**EXERCISE TASK**
From the line with "Rebuild this chart" to the line with "ys = [y1, y2, y3, y4, y5, y6, y7, y8, y9]", both lines included, set down exactly those lines, please, and no others.

◇ ◇ ◇ ◇ ◇ ◇ ◇

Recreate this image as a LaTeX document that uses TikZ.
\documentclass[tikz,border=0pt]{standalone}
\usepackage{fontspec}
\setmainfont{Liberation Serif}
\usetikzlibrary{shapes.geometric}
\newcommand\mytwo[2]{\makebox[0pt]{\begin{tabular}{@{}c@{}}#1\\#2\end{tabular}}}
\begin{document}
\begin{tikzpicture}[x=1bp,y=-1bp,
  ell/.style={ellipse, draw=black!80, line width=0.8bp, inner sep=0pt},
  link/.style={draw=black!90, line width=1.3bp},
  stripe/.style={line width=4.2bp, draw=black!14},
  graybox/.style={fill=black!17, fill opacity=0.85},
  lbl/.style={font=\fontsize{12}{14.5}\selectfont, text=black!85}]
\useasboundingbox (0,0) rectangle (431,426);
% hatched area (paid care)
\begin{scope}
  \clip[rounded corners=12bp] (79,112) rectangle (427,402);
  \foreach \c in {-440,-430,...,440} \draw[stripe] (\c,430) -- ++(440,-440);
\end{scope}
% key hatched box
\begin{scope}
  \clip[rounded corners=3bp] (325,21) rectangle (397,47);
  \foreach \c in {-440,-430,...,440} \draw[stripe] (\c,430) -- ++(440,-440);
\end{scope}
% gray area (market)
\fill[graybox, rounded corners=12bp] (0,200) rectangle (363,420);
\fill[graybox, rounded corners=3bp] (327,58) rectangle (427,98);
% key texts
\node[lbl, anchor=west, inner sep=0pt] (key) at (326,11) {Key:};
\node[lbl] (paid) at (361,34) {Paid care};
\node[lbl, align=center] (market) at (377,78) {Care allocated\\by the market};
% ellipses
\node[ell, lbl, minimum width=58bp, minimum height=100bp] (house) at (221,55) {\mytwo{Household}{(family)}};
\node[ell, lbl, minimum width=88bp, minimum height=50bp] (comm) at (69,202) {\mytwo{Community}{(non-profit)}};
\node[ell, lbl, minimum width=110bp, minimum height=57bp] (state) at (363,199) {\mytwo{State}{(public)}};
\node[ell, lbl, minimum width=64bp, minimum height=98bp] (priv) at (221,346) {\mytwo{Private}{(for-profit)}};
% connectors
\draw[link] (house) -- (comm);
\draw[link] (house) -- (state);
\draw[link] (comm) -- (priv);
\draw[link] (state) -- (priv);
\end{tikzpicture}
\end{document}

◇ ◇ ◇ ◇ ◇ ◇ ◇

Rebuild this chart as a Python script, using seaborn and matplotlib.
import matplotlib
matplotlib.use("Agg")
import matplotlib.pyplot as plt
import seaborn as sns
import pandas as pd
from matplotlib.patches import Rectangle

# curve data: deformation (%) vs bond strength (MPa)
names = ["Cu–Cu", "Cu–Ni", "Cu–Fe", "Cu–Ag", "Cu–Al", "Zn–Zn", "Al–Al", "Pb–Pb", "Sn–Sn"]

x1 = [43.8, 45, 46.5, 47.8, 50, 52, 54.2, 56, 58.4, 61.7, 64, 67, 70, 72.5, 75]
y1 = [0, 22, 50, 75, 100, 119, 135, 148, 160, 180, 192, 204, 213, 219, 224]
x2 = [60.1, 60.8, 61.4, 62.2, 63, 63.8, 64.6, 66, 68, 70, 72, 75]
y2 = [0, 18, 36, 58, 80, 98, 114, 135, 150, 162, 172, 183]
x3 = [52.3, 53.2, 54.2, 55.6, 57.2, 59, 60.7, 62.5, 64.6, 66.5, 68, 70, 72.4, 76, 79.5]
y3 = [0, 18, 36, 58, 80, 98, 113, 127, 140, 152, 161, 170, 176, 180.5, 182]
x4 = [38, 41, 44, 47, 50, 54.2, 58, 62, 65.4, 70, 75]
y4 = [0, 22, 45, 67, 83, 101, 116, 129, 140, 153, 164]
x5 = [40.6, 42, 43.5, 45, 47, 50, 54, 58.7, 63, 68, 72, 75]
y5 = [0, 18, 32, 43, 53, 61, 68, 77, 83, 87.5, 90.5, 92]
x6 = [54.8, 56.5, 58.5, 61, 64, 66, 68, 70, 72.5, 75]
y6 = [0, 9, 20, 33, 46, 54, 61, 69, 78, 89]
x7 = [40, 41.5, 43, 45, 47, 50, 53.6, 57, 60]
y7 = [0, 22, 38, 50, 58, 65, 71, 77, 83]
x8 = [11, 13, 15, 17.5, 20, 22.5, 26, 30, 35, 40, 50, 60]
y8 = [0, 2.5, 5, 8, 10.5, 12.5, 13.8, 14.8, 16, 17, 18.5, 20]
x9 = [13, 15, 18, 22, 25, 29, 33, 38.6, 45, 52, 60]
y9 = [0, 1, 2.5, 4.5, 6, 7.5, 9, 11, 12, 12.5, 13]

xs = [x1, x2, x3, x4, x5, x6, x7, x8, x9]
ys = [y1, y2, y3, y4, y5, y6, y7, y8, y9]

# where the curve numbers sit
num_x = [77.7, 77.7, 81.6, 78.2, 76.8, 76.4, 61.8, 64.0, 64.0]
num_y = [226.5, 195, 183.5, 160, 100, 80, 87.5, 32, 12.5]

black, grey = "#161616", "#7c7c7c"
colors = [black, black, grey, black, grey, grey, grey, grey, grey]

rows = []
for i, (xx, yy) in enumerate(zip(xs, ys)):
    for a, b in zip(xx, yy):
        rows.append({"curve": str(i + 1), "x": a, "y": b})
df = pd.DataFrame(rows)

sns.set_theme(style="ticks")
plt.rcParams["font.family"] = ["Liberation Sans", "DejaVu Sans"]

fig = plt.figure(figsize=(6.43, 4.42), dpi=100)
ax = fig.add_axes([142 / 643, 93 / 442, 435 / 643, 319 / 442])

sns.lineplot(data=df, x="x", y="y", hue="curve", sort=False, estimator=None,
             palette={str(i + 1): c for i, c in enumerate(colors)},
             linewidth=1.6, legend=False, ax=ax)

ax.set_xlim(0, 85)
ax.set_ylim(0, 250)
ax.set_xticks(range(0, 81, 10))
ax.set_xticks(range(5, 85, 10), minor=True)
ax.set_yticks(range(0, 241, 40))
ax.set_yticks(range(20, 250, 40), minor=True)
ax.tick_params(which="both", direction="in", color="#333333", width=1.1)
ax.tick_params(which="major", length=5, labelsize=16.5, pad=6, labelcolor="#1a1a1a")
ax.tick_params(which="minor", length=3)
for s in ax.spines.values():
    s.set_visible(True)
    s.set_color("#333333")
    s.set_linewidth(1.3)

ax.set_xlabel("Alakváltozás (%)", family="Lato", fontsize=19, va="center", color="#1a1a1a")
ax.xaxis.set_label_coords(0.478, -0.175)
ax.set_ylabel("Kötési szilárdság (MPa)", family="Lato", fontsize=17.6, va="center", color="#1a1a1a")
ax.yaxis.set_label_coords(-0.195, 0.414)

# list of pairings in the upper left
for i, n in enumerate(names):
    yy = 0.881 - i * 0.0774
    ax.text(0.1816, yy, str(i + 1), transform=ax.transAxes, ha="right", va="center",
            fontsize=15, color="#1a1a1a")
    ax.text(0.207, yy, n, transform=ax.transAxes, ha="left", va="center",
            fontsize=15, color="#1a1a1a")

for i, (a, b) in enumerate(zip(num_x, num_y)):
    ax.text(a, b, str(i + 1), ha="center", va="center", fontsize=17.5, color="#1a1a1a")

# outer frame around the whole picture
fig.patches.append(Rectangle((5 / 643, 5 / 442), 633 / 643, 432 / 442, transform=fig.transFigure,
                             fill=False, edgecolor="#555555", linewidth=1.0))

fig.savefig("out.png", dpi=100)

◇ ◇ ◇ ◇ ◇ ◇ ◇

**FINAL RESULT**
Rebuild this chart as a Python script, using seaborn and matplotlib.
import matplotlib
matplotlib.use("Agg")
import matplotlib.pyplot as plt
import seaborn as sns
import pandas as pd
from matplotlib.patches import Rectangle

# curve data: deformation (%) vs bond strength (MPa)
names = ["Cu–Cu", "Cu–Ni", "Cu–Fe", "Cu–Ag", "Cu–Al", "Zn–Zn", "Al–Al", "Pb–Pb", "Sn–Sn"]

x1 = [43.8, 45, 46.5, 47.8, 50, 52, 54.2, 56, 58.4, 61.7, 64, 67, 70, 72.5, 75]
y1 = [0, 22, 50, 75, 100, 119, 135, 148, 160, 180, 192, 204, 213, 219, 224]
x2 = [60.1, 60.8, 61.4, 62.2, 63, 63.8, 64.6, 66, 68, 70, 72, 75]
y2 = [0, 18, 36, 58, 80, 98, 114, 135, 150, 162, 172, 183]
x3 = [52.3, 53.2, 54.2, 55.6, 57.2, 59, 60.7, 62.5, 64.6, 66.5, 68, 70, 72.4, 76, 79.5]
y3 = [0, 18, 36, 58, 80, 98, 113, 127, 140, 152, 161, 170, 176, 180.5, 182]
x4 = [38, 41, 44, 47, 50, 54.2, 58, 62, 65.4, 70, 75]
y4 = [0, 22, 45, 67, 83, 101, 116, 129, 140, 153, 164]
x5 = [40.6, 42, 43.5, 45, 47, 50, 54, 58.7, 63, 68, 72, 75]
y5 = [0, 18, 32, 43, 53, 61, 68, 77, 83, 87.5, 90.5, 92]
x6 = [54.8, 56.5, 58.5, 61, 64, 66, 68, 70, 72.5, 75]
y6 = [0, 9, 20, 33, 46, 54, 61, 69, 78, 89]
x7 = [40, 41.5, 43, 45, 47, 50, 53.6, 57, 60]
y7 = [0, 22, 38, 50, 58, 65, 71, 77, 83]
x8 = [11, 13, 15, 17.5, 20, 22.5, 26, 30, 35, 40, 50, 60]
y8 = [0, 2.5, 5, 8, 10.5, 12.5, 13.8, 14.8, 16, 17, 18.5, 20]
x9 = [13, 15, 18, 22, 25, 29, 33, 38.6, 45, 52, 60]
y9 = [0, 1, 2.5, 4.5, 6, 7.5, 9, 11, 12, 12.5, 13]

xs = [x1, x2, x3, x4, x5, x6, x7, x8, x9]
ys = [y1, y2, y3, y4, y5, y6, y7, y8, y9]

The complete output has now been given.